How To Insure That You Have A Get-Out-Of-Jail-Free Card

Most Mexican surplus line brokers (Agents who sell Mexican Auto Insurance in the US) offer a particular optional coverage with their liability policy:

Variously referred to as "Tour Aid, Legal Aid, Attorney Fees, Accident Bonding, etc" the optional coverage includes monies specified to pay for the immediate release of the insured. This coverage is provided by your American agent and not by your Mexican Insurance company. In addition to guaranteeing a specified amount (twenty-five thousand dollars, usually) the optional clause specifies assistance of an attorney to unravel any legal knots blocking your release. This service usually includes payment of modest fines and judicial fees. The optional clause is automatically invoked when either your Mexican Insurance Company determines that a legal fee rider accompanies your policy or if you should notify your US Insurance office of an accident.
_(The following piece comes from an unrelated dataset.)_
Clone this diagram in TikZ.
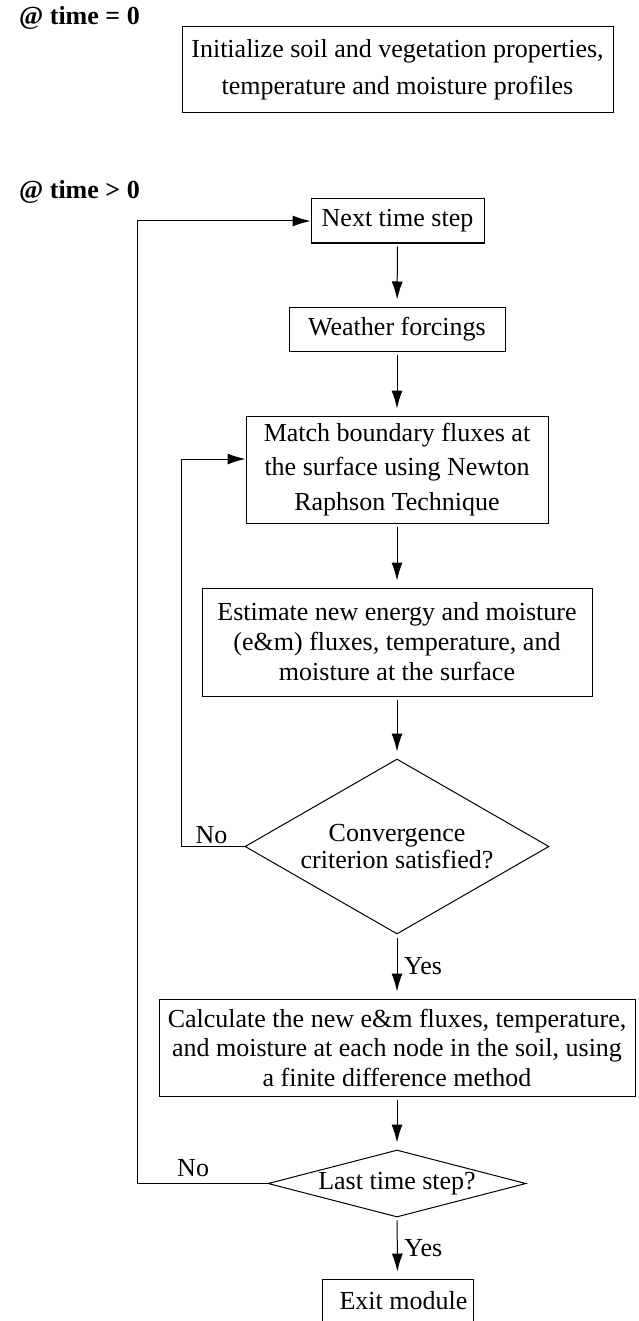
\documentclass[tikz,border=0pt]{standalone}
\usepackage{fontspec}
\setmainfont{Liberation Serif}
\usetikzlibrary{shapes.geometric,arrows.meta,positioning}

\newcommand{\flowfont}[1]{\fontsize{13}{#1}\selectfont}

\begin{document}
\begin{tikzpicture}[x=0.5pt,y=-0.5pt,line width=0.5pt,
		every node/.style={font=\flowfont{15}},
		procbox/.style={draw,rectangle,align=center,inner sep=0pt},
		testdiam/.style={draw,diamond,align=center,inner sep=0pt},
		flow/.style={-{Latex[length=9pt,width=5.5pt]},shorten <=1.5pt,shorten >=3.5pt},
		back/.style={-{Latex[length=9pt,width=5.5pt]}}]
		\useasboundingbox (0,0) rectangle (638,1321) ;
		\clip (0,0) rectangle (638,1321) ;

		% stages
		\node[anchor=west,font=\bfseries\flowfont{15}] (tzero) at (12,18) {@ time = 0} ;
		\node[anchor=west,font=\bfseries\flowfont{15}] (tpos) at (12,192) {@ time > 0} ;

		% boxes
		\node[procbox,minimum width=215.5pt,minimum height=43pt,font=\flowfont{18.5}] (init) at (397.5,70)
			{Initialize soil and vegetation properties,\\ temperature and moisture profiles} ;
		\node[procbox,minimum width=86.5pt,minimum height=22pt] (next) at (397.5,221) {Next time step} ;
		\node[procbox,minimum width=108pt,minimum height=22pt] (weather) at (397,329) {Weather forcings} ;
		\node[procbox,minimum width=151pt,minimum height=53.5pt,font=\flowfont{17.25}] (match) at (397,469.5)
			{Match boundary fluxes at\\ the surface using Newton\\ Raphson Technique} ;
		\node[procbox,minimum width=195pt,minimum height=54pt,font=\flowfont{15}] (estim) at (397,642)
			{Estimate new energy and moisture\\ (e\&m) fluxes, temperature, and\\ moisture at the surface} ;
		\node[testdiam,aspect=1.74,minimum width=152pt,minimum height=87.5pt,font=\flowfont{13.5}] (conv) at (397,846.5)
			{Convergence\\ criterion satisfied?} ;
		\node[procbox,minimum width=238pt,minimum height=48.5pt,font=\flowfont{14.75}] (calc) at (397,1047.5)
			{Calculate the new e\&m fluxes, temperature,\\ and moisture at each node in the soil, using\\ a finite difference method} ;
		\node[testdiam,aspect=3.85,minimum width=129pt,minimum height=33.5pt] (last) at (397,1183.5) {Last time step?} ;
		\node[procbox,minimum width=75.5pt,minimum height=22pt] (exit) at (397.5,1301) {\hspace{6pt}Exit module} ;

		% main flow
		\draw[flow] (next) -- (weather) ;
		\draw[flow] (weather) -- (match) ;
		\draw[flow] (match) -- (estim) ;
		\draw[flow] (estim) -- (conv) ;
		\draw[flow] (conv) -- node[right]{Yes} (calc) ;
		\draw[flow] (calc) -- (last) ;
		\draw[flow] (last) -- node[right]{Yes} (exit) ;

		% loops back
		\coordinate (innerturn) at (181,846.5) ;
		\coordinate (outerturn) at (137,1183.5) ;
		\draw[back] (conv.west) -- node[above,pos=0.52,inner sep=1pt]{No} (innerturn) |- ([yshift=5.25pt]match.west) ;
		\draw[back] (last.west) -- node[above,pos=0.57,inner sep=3pt]{No} (outerturn) |- (next.west) ;
	\end{tikzpicture}
\end{document}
The amount of the additional coverage ranges anywhere from twenty-five dollars to seventy-five dollars per policy year. When purchasing "Legal Help" from your agent be certain to check the amount of the "bond". Today in Mexico it is easy to incur a judgement of (the peso equivalent of) twenty-five thousand US Dollars. When the Mexican Insurance Company finally cuts a check, it is made payable to your surplus line broker, or to their bonding company. The annual fee that you pay for "Legal Fees" covers the profit that your US broker collects for providing this service.

Here are some summations:

Shortly after the above incident resolved itself, I found myself on the telephone ordering up a "Legal Aid" rider on my policy.